その時のことですが、同じテーブルになったあるご家族の父親がディナーで出された子羊のフランス料理がお気に召さなかったようで、食事の途中で「やはり牛肉のステーキが食べたい!」と叫んで突然テーブルを中座してしまいました。

残された奥さまや子供たちは他の人達にお騒がせして申し訳なさそうにしていました。後で聞いた話ですが、その父親はその後実際一人で他のレストランへ行って牛のステーキを食べてとても満足げにホテルへ戻ってきたそうです。

徹底して「我が道を行く」というその父親の行動力に少しは驚きましたが感動さえ覚えた記憶があります。

ところでこのご家族はとてもユニークで、フランス旅行中にお土産をたくさん買いすぎてしまいついにお土産を収納するためだけに現地で大型のスーツケースを購入する羽目になってしまいました。

パリでのちょっとした出来事(その2)

大晦日のパリのホテルのロビーで少しくつろいでいた時のことです。偶然にも日頃日本で仕事でご一緒している人に出会ってしまいました。

このような時にはとても複雑な気持ちに襲われます。少しうれしい面もありますが、どちらかというと正直なところ残念な気持ちの方が強いです。

そもそも海外旅行の一番の醍醐味は何といっても「非日常」にどっぷりと浸れることですが、現地で日本の日常の知り合いに出会ってしまうと、せっかく楽しんでいる「非日常」から「日常」へと気分が一気に引き戻されてしまいます。相手の人も少なからず同じように感じているものと想像されます。

海外旅行中に知り合いに会ってしまうというこのような不運は、今までにこのパリの件を含めて3回もあります。

ニューヨークのブロードウェイのミュージカル劇場のロビーで遭遇した件ともう一つは中国の北京のお茶屋さんの売り棚の通路で遭遇してしまった件です。

過去に3回も起こったということは今後もさらに起こることが予想されます。もしもこちらが相手を先に発見した場合は、少し冷たいようですが、敢えて声をかけないでおくのがお互いのためかなと思ったりもしています。

終わりに

フランスはさすがに観光大国だけあって、パリとその周辺を回るだけでもとても楽しめる国です。文化・芸術、料理、ファッション、歴史的建造物、街並みなど豊富な観光資源に恵まれています。
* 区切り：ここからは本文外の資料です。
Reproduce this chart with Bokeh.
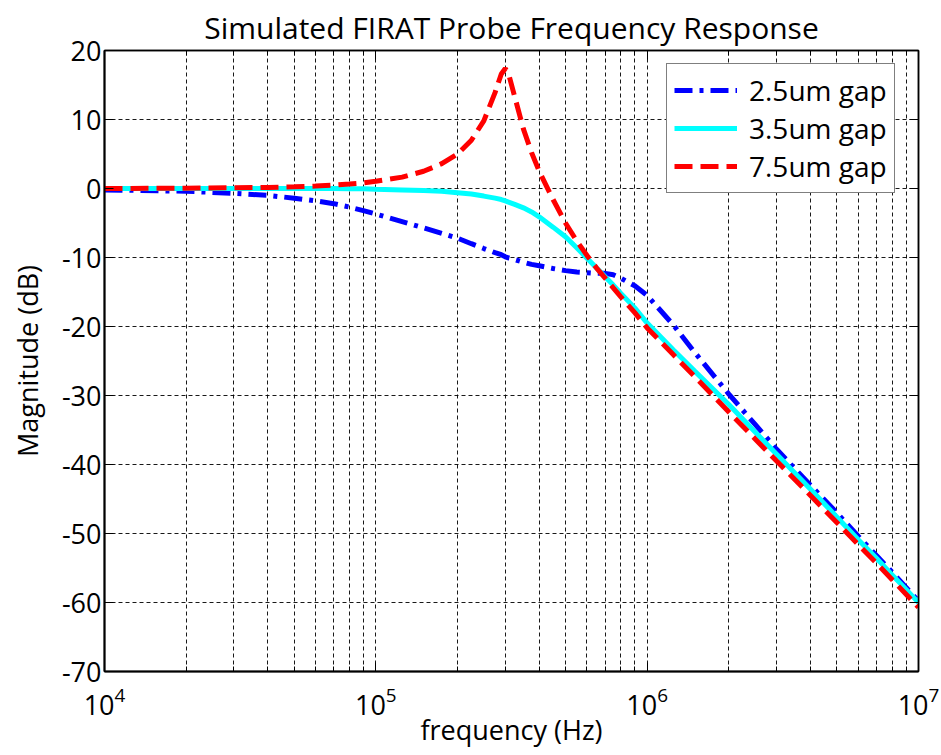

ツアーでは何度も美味なフランス料理を味わうことができました。またなぜか「あこがれのフランス(パリ)」というイメージのためか、街歩きをしてウインドウショッピングするだけでも楽しく充実した気分に浸ることができました。

フランスでは昔から日本文化・芸術や日本食が人々に人気が高く、最近では日本のアニメもブームになっているようなので、そのような意味では親日国だということができます。

次にフランスに行く機会があれば、是非モネの家とバルビゾン村を訪れたいと思っています。バルビゾン村は19世紀にジャン=フランソワ・ミレーに代表される風景画家たちが集まり「画家たちの村」と呼ばれていた有名な場所です。

フランスはヨーロッパの中心観光国ということですので今後も何度か訪れる機会があるだろうと楽しみにしています。